La majorité des avis motivés était centrée sur des propositions législatives dans les domaines de la fiscalité, de l’agriculture, du marché intérieur et de la justice.

En 2011, le Riksdag suédois, la Chambre des Députés de Luxembourg (chambre basse) et le Sejm et le Senat polonais (chambre basse et chambre haute) ont été les parlements nationaux les plus actifs pour émettre des avis motivés. Portugal, Italie et Roumanie sont également assez actifs, tandis que la France est à la traine avec 3 avis de l’Assemblée nationale et 2 avis du Sénat. La Slovénie n’a pas transmis d’avis à la Commission.

Certes, en 2011, aucune proposition de la Commission n’a donné lieu à l’activation de la procédure dite du «carton jaune» – si les seuils de déclenchement étaient atteints, la Commission devrait alors décider de maintenir, de modifier ou de retirer sa proposition.

Mais, en 2012, selon la Commission des Affaires européennes du Sénat, le « carton jaune » fonctionne pour la 1e fois : il y a eu un tiers des Parlements nationaux pour contester une proposition de la Commission européenne qui concerne le droit de grève des travailleurs détachés dans le cadre d’une prestation de services. La Commission européenne doit donc réexaminer son texte.

Quelle leçon sur l’usage de ce nouveau pouvoir des Parlements nationaux en matière européenne ?

Le contrôle de subsidiarité constitue un élément utile du processus d’élaboration des politiques de l’UE au cours de la phase pré-législative. Les Parlements nationaux sont associés très en amont aux futures législations européennes.
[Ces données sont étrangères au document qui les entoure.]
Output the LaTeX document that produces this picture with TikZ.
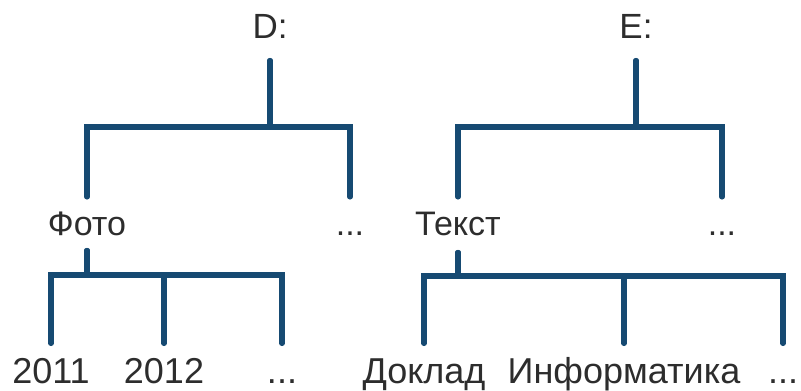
\documentclass[tikz,border=0pt]{standalone}
\usepackage{fontspec}
\setmainfont{Liberation Sans}
\definecolor{branchblue}{RGB}{22,74,114}
\definecolor{labelgrey}{RGB}{45,45,45}
\newcommand{\branchwidth}{5.5pt}

\begin{document}
\begin{tikzpicture}[x=1pt,y=-1pt,
    branch/.style={draw=branchblue,line width=\branchwidth,line cap=round},
    dirname/.style={text=labelgrey,inner sep=0pt,anchor=base,text height=26pt,text depth=0pt},
    drive/.style={dirname,font=\fontsize{35}{40}\selectfont},
    folder/.style={dirname,font=\fontsize{34}{39}\selectfont},
    leaf/.style={dirname,font=\fontsize{36}{40}\selectfont}]
  \useasboundingbox (0,0) rectangle (801,391);

  % drives
  \node[drive] (D) at (270,38) {D:};
  \node[drive] (E) at (636,38) {E:};

  % folders
  \node[folder] (foto)  at (87,235)  {Фото};
  \node[folder] (dotsD) at (350,235) {...};
  \node[folder] (tekst) at (458,235) {Текст};
  \node[folder] (dotsE) at (722,235) {...};

  % subfolders
  \node[leaf] (y2011)  at (51,383)  {2011};
  \node[leaf] (y2012)  at (164,383) {2012};
  \node[leaf] (dotsF)  at (282,383) {...};
  \node[leaf] (doklad) at (424,383) {Доклад};
  \node[leaf] (inform) at (624,383) {Информатика};
  \node[leaf] (dotsT)  at (783,383) {...};

  % bars
  \coordinate (Dbar) at (0,127);
  \coordinate (Ebar) at (0,127);
  \coordinate (fotobar) at (0,275);
  \coordinate (tekstbar) at (0,276);

  \foreach \kid in {foto,dotsD}
    \draw[branch,shorten <=22.5pt,shorten >=12pt] (D.south) -- (D.south |- Dbar) -| (\kid.north);
  \foreach \kid in {tekst,dotsE}
    \draw[branch,shorten <=22.5pt,shorten >=12pt] (E.south) -- (E.south |- Ebar) -| (\kid.north);
  \foreach \kid in {y2011,y2012,dotsF}
    \draw[branch,shorten <=15.5pt,shorten >=13.5pt] (foto.south) -- (foto.south |- fotobar) -| (\kid.north);
  \foreach \kid in {doklad,inform,dotsT}
    \draw[branch,shorten <=17.5pt,shorten >=13.5pt] (tekst.south) -- (tekst.south |- tekstbar) -| (\kid.north);
\end{tikzpicture}
\end{document}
La manière dont la majorité des Parlements nationaux utilisent le contrôle de la subsidiarité illustre le caractère essentiellement politique de ce nouvel instrument. Ce pouvoir est pleinement mis à profit par les Parlements nationaux pour avoir leur mot à dire dans le processus de décision européen.

Au total, le contrôle de la subsidiarité sert à apporter plus de transparence et contribue à amener les politiques de l’UE dans le débat public des États membres et, souhaitons le, à sensibiliser les opinions publiques.